• _Provided material_
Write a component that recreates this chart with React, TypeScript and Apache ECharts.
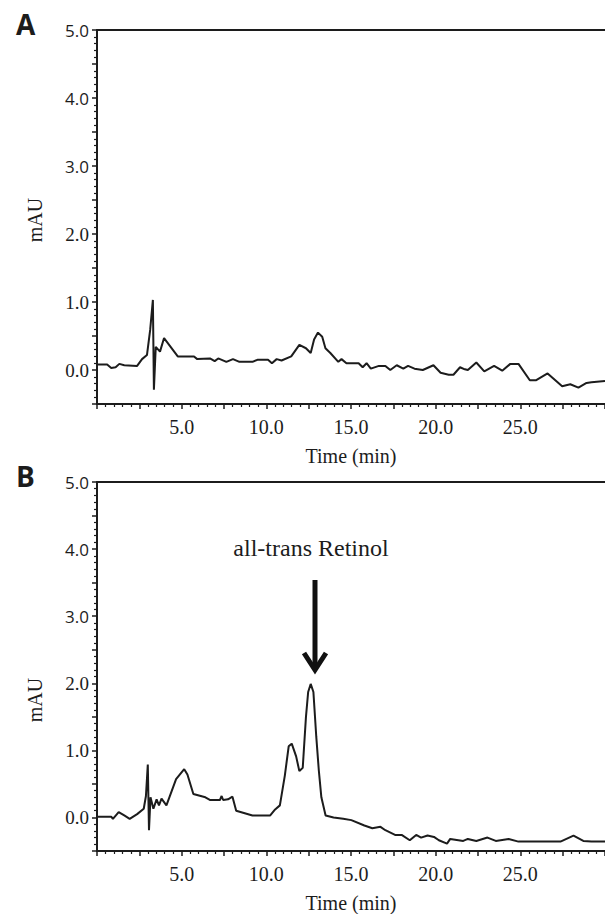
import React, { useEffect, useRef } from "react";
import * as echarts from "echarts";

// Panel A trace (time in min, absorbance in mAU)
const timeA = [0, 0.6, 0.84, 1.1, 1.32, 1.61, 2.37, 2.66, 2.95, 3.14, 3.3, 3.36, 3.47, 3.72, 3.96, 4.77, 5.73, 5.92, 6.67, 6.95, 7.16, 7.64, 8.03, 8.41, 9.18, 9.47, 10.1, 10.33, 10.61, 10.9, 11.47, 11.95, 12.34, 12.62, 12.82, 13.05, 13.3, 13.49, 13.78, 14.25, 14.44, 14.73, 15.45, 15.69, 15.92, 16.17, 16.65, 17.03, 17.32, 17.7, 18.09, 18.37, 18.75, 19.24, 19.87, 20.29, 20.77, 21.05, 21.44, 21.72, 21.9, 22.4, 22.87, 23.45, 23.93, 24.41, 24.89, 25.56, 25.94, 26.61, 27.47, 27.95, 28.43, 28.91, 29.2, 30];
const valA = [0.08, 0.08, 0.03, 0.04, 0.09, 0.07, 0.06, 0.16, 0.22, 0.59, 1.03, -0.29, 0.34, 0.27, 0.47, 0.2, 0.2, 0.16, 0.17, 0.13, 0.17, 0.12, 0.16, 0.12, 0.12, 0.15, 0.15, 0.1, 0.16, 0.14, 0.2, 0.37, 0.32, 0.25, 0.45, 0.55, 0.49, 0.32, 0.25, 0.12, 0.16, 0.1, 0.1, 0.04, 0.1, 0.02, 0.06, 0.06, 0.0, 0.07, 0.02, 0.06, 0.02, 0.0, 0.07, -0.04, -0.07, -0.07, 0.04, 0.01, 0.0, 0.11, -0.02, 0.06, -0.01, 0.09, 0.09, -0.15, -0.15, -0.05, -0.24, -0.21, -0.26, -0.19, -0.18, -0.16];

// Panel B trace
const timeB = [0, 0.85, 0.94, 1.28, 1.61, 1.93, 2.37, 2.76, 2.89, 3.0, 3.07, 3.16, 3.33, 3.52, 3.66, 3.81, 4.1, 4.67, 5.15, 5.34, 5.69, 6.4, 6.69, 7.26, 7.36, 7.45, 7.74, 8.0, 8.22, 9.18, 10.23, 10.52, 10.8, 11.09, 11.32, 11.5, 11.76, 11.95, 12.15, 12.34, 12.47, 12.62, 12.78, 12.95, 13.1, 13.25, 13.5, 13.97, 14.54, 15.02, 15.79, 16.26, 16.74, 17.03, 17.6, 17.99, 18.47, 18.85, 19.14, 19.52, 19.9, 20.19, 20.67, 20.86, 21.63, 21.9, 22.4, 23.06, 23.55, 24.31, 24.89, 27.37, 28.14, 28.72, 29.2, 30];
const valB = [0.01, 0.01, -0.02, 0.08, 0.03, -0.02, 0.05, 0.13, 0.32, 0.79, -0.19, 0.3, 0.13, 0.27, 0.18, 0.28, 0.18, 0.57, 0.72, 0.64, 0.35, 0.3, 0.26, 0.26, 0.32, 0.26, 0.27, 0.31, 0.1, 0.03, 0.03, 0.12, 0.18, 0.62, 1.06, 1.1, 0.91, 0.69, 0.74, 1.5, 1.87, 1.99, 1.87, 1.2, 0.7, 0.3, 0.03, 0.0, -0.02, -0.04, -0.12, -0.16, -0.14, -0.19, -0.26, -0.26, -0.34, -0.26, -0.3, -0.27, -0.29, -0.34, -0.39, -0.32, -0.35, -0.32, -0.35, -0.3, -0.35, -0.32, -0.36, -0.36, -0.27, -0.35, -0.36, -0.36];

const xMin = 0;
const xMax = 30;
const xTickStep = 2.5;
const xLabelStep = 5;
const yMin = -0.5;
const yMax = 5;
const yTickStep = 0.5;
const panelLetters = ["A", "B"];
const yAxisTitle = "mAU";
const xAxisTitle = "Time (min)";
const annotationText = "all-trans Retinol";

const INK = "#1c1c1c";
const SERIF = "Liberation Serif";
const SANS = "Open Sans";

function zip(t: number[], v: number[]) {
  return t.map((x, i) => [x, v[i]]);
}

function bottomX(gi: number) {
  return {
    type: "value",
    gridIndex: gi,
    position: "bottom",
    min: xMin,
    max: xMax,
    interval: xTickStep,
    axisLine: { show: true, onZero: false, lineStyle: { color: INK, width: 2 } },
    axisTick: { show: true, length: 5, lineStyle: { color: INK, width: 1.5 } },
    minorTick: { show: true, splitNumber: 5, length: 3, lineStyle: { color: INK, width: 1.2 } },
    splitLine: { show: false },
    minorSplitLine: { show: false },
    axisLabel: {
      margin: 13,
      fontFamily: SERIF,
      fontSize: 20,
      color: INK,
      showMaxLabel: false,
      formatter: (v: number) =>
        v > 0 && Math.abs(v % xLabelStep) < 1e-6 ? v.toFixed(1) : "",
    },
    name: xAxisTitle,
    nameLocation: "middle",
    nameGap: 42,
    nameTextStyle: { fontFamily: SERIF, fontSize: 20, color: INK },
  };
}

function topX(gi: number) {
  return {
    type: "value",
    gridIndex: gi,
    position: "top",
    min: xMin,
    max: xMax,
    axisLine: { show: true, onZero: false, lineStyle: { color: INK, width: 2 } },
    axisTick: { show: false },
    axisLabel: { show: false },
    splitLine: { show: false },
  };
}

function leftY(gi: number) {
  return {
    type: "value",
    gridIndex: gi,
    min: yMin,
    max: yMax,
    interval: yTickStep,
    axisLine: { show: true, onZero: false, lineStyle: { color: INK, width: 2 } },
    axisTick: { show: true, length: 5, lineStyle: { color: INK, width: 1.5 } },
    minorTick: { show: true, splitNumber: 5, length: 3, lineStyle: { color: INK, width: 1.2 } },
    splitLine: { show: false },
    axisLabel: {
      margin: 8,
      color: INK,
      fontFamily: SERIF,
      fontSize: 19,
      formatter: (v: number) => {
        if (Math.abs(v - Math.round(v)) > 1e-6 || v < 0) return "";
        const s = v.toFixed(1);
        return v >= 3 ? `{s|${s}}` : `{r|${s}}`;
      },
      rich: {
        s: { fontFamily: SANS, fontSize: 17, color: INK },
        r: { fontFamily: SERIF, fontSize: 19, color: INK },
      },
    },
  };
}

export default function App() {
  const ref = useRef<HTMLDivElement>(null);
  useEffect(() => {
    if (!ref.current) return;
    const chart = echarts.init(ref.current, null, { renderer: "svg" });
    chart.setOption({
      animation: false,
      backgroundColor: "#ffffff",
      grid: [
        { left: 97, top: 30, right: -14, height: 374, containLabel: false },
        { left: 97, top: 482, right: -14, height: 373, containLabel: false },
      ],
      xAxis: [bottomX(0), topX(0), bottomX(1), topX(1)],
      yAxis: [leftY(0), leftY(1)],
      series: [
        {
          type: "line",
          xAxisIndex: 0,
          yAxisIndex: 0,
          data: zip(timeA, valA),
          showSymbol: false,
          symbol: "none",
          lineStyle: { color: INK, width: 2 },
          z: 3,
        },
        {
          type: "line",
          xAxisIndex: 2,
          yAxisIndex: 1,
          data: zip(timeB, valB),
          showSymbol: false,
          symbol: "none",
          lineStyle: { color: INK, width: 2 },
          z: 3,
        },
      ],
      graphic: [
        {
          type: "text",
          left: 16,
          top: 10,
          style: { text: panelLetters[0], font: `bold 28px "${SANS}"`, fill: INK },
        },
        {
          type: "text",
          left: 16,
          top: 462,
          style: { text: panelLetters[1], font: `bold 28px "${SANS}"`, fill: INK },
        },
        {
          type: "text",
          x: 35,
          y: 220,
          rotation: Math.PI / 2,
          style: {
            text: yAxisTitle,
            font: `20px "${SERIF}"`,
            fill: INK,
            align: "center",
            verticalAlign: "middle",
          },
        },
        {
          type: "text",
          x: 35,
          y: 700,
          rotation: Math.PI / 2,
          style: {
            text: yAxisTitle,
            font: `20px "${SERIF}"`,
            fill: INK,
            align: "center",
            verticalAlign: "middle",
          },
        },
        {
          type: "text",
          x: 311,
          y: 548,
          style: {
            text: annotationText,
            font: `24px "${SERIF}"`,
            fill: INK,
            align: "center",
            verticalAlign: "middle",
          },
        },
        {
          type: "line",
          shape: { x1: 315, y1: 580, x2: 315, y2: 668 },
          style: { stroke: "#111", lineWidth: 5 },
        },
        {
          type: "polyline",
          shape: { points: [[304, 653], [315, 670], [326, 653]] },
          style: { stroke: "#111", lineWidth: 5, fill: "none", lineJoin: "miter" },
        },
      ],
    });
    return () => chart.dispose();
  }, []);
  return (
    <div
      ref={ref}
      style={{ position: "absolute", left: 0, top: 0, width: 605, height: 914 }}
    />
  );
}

• _What you will do_
Copy nothing but the lines from the top of the data down to the line containing "import * as", and leave the pictures out.

• _Expected output_
Write a component that recreates this chart with React, TypeScript and Apache ECharts.
import React, { useEffect, useRef } from "react";
import * as echarts from "echarts";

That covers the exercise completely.